Jan Zabłocki (Note: /pol/) (born 20 October 1944) is a Polish lawyer and professor of legal sciences, specializing in Roman law, canon law, and civil law. He is a professor at the Cardinal Stefan Wyszyński University in Warsaw.

== Academic career ==
Jan Zabłocki obtained his Doctorate in legal sciences from the Academy of Catholic Theology in Warsaw (now Cardinal Stefan Wyszyński University) in 1980. His dissertation, titled "Usufruct in Classical Roman Law," was supervised by Professor Henryk Kupiszewski. In 1990, he achieved the title of Habilitated Doctor in legal sciences based on his scholarly work and his monograph "The Competences of the Patres Familias and the People's Assemblies in Family Matters in the Light of Aulus Gellius' Noctes Atticae." In 1999, he was awarded the title of Professor of Law after publishing his monograph "Reflections on Roman Legal Procedure in Aulus Gellius' Noctes Atticae."

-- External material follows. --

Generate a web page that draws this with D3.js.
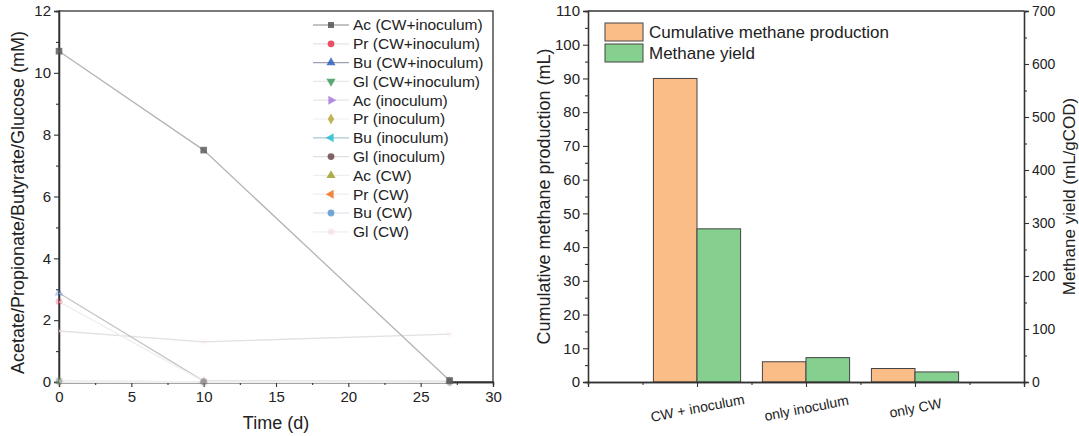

Zabłocki was a professor at the Faculty of Law and Administration of Cardinal Stefan Wyszyński University in Warsaw, where he headed the Department of Roman Law. He also served as vice-dean from 2000 to 2002. He founded the legal journal Zeszyty Prawnicze in 2001, serving as its editor-in-chief for 20 years, and initiated the publishing series Arcana Iurisprudentiae, where he also serves as chair of the Scientific Council.

=== Promoted Doctors ===
Under his supervision, the doctoral degree was obtained by Sławomir Godek and Anna Tarwacka.

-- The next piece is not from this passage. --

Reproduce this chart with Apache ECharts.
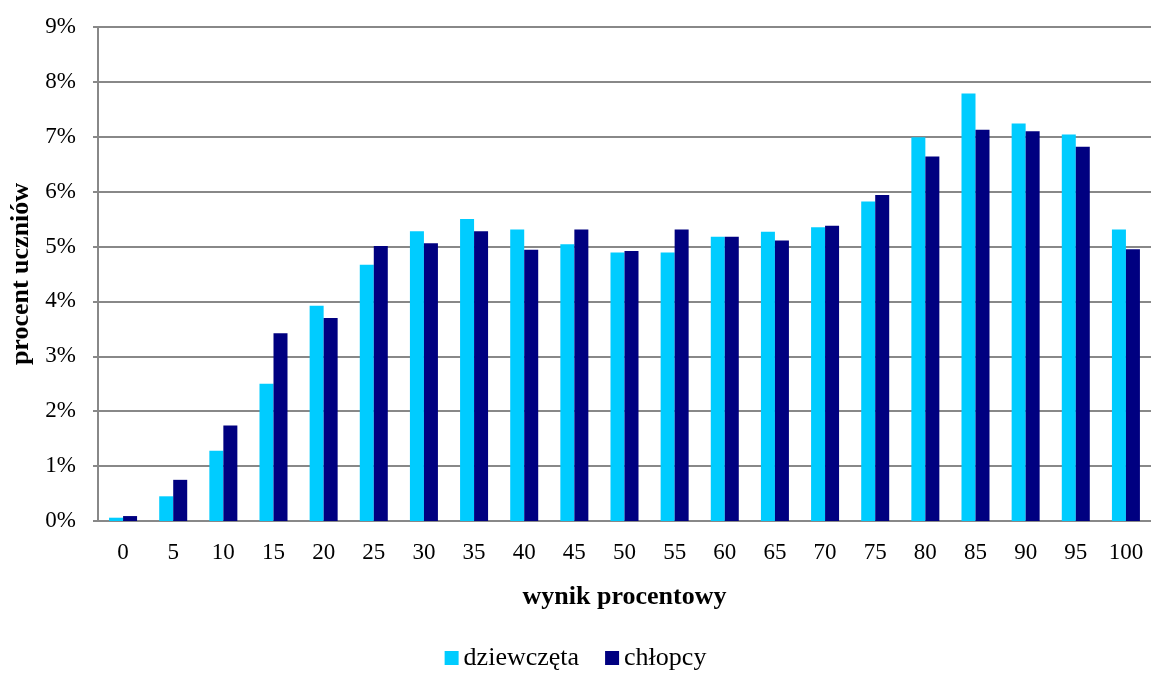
<!DOCTYPE html>
<html><head><meta charset="utf-8">
<script src="https://cdn.jsdelivr.net/npm/echarts@6/dist/echarts.min.js"></script>
<style>html,body{margin:0;padding:0;background:#fff}#c{width:1151px;height:673px}</style>
</head><body><div id="c"></div>
<script>
const categories = ['0','5','10','15','20','25','30','35','40','45','50','55','60','65','70','75','80','85','90','95','100'];
const girls = [0.06,0.45,1.28,2.50,3.92,4.67,5.28,5.50,5.31,5.04,4.89,4.89,5.18,5.27,5.35,5.82,6.99,7.79,7.24,7.04,5.31];
const boys  = [0.09,0.75,1.74,3.42,3.70,5.01,5.06,5.28,4.94,5.31,4.92,5.31,5.18,5.11,5.38,5.94,6.64,7.13,7.10,6.82,4.95];
const seriesNames = ['dziewczęta','chłopcy'];
const font = '"Liberation Serif","Times New Roman",serif';
const chart = echarts.init(document.getElementById('c'));
chart.setOption({
  animation:false,
  textStyle:{fontFamily:font},
  grid:{left:98,right:0,top:27,bottom:152,containLabel:false,outerBoundsMode:'none'},
  legend:{top:640,left:'center',itemWidth:14,itemHeight:14,itemGap:26,itemTextGap:4,icon:'rect',
    textStyle:{fontFamily:font,fontSize:26,color:'#000'},data:seriesNames},
  xAxis:{type:'category',data:categories,
    name:'wynik procentowy',nameLocation:'middle',nameGap:63,
    nameTextStyle:{fontFamily:font,fontSize:26,fontWeight:'bold',color:'#000'},
    axisLine:{lineStyle:{color:'#888',width:2}},axisTick:{show:false},
    axisLabel:{fontFamily:font,fontSize:23,color:'#000',margin:20}},
  yAxis:{type:'value',min:0,max:9,interval:1,
    name:'procent uczniów',nameLocation:'middle',nameGap:58,nameRotate:90,
    nameTextStyle:{fontFamily:font,fontSize:26,fontWeight:'bold',color:'#000'},
    axisLine:{show:true,lineStyle:{color:'#888',width:2}},
    axisTick:{show:true,length:5,lineStyle:{color:'#888',width:2}},
    axisLabel:{fontFamily:font,fontSize:23,color:'#000',margin:22,formatter:v=>v+'%'},
    splitLine:{lineStyle:{color:'#888',width:2}}},
  series:[
    {name:seriesNames[0],type:'bar',data:girls,barWidth:14,barGap:'0%',itemStyle:{color:'#00CCFF'}},
    {name:seriesNames[1],type:'bar',data:boys,barWidth:14,barGap:'0%',itemStyle:{color:'#000080'}}
  ]
});
</script></body></html>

== Academic memberships ==
He was vice-chairman of the Committee on Ancient Culture Sciences at the Polish Academy of Sciences and a member of the Section of Ancient Law. He is also involved in numerous editorial boards and scientific councils, including Prawa Kanonicznego, Ius matrimoniale, Miscellanea Historico-Iuridica, Kwartalnik Prawa Publicznego, and Ius antiquum. Additionally, he is a member of the Consociatio Internationalis Studio Iuris Canonici Promovendo.

== Selected publications ==
- Usufruct in Classical Roman Law (1980)
- The Competences of the Patres Familias and the People's Assemblies in Family Matters in the Light of Aulus Gellius' Noctes Atticae (1990)
- Reflections on Roman Legal Procedure in Aulus Gellius' Noctes Atticae (1999, ISBN 83-7206-018-5)
- Public Roman Law (co-author)

== Private life ==
His wife is Professor Maria Zabłocka.